Por eso hoy a las seis y media de lo que no era ni mañana ni noche, estuve ladrando un momentito con Bola. Mi hermana terminaba de llenar su maleta con cosas de comer que no encuentra en Inglaterra. Los otros dos sacaban el coche del garaje. Antes de abrir la cancela y marcharnos a la estación de autobuses, yo descubría la gloria que viene cuando dejas de protegerte. El aire me arrancaba por fin el ominoso calor de las mantas, conservado aún bajo la ropa. Sentía ese placer del desprendimiento, tan difícil de controlar: mi temperatura entregada, mi piel y la atmósfera dialogando. Bola, a mi lado, mantenía su propia conversación con otros perros. La imité para adivinar si marcaba territorio o buscaba amigos. ¿No hacemos todos lo mismo? No terminé de interpretar sus intenciones. ¿No es también lo que siempre pasa?. El cielo era un papel continuo con unos cuantos puntitos. No era un espectáculo astronómico sobrecogedor, pero como fondo de un belén servía. No se hizo de día de ninguna manera en todo el camino de ida y vuelta a Marbella. Volví a ser humana y por un instante pensé que a lo mejor no amanecía.
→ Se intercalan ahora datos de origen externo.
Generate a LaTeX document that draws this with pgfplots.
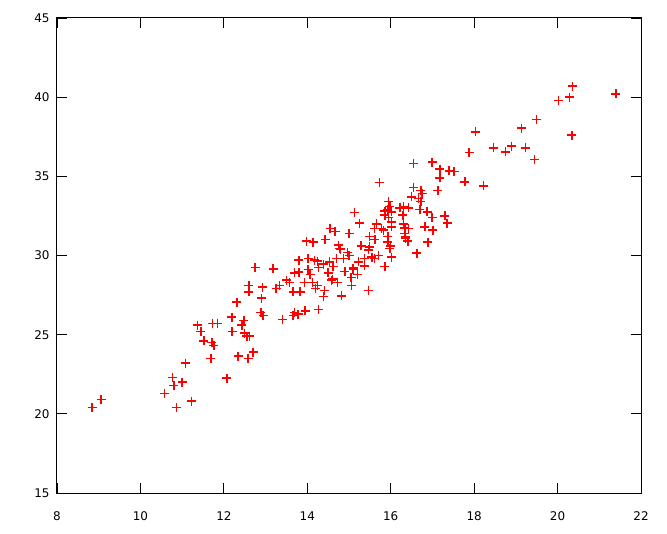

Pero lo hizo. Hosanna. Fui testigo de cómo los árboles se despegaron del fondo plano. Mi alegría hizo lo mismo. He dejado trozos de mí descansando en las ramas desnudas de las higueras, en preguntas lanzadas a los perros vecinos. Dormiré en vuelo como los vencejos. Me viene mejor no protegerme.

Todo es no - negro y raso, y entonces.